Birilerini şeytanlaştırıp, kendi arkanı kalabalıklaştırma işi bitti. Erdoğan diyor ki biz üçümüz birlikteyiz. Orada bir siyasi birliktelik yok ama Erdoğan kendisini yalnız hissediyor. Yaşlandı yönetimiyor. Ahlaki üstünlük bizde. Çoğunluk enerjisi bizde. O yüzden AKP yeni bir dümenin peşinde. Biz Türküyle Kürdüyle hep birlikteyiz. Biz kazanacağız. AKP'li gençlere de MHP'li gence de İYİ Partili gence de biz iş bulacağız. İş de bulacağız aş da vereceğiz, yasaksız zengin bir Türkiye'yi hep birlikte kuracağız. Yüzde 29 ile kavgaya bel bağlayan yaşlı birine değil bu ülkeyi genç dinamik, bu ülkeyi özgürlüğe, medeniyete, zenginşiğe kavuşturacak Atatürk'ün partisine sımsıkı sarılalım! Asla ama asla AKP'lileri itmiyoruz. MHP'lileri ayırmıyoruz. Hep birlikte olacağız. Tayyip Erdoğan istiyor diye onunla kavga etmeyeceğim.

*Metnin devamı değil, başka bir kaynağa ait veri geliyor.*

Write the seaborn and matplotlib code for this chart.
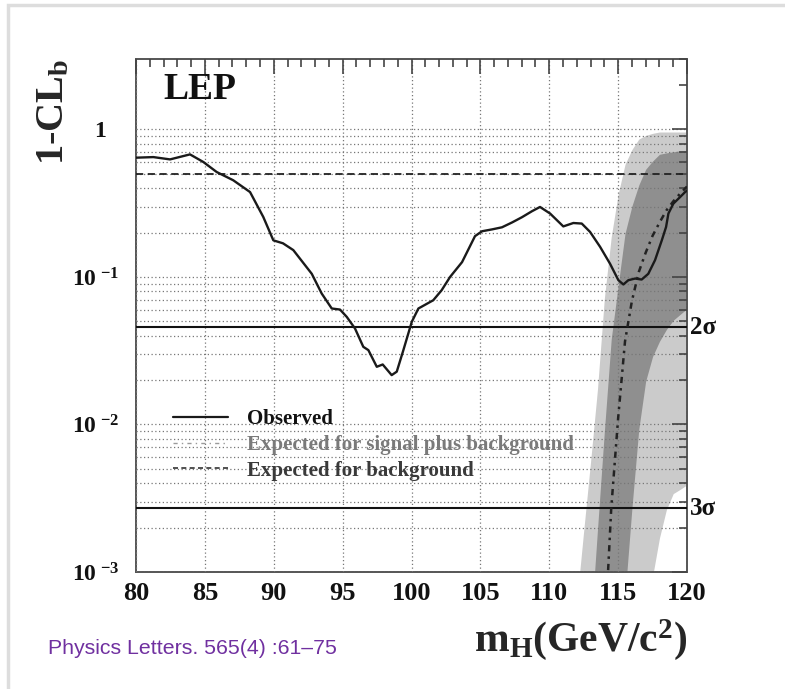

"Göreceksiniz, millet kazanacak, halk kazanacak, sağduyu kazanacak"
Tayyip Erdoğan biraz daha iktidarını sürdürsün diye yeni ittifak görüntüsü vermek için tarihi bir fırsatı heba etmeye çalışıyor. İzin vermeyeceğim, izin vermeyeceğim! Göreceksiniz, millet kazanacak, halk kazanacak, sağduyu kazanacak. O istiyor diye bir adım geri atmam, o istiyor diye bir kelime eksik konuşmam, o istiyor diye bir santim eğilmem. Geri adım atarsam ülkeyi 100 yıl geriye götürecek. Kendince kuracağı sistemle vatandaşlık olgusunu zedeleyecek. Eğer ben, bir kelime eksik konuşursam bu milleti susturacak, bir santim eğilirsem bu millete diz çöktürecek. Bu millet yedi düvele diz çökmedi Tayyip Erdoğan, sana da diz çökmeyecek."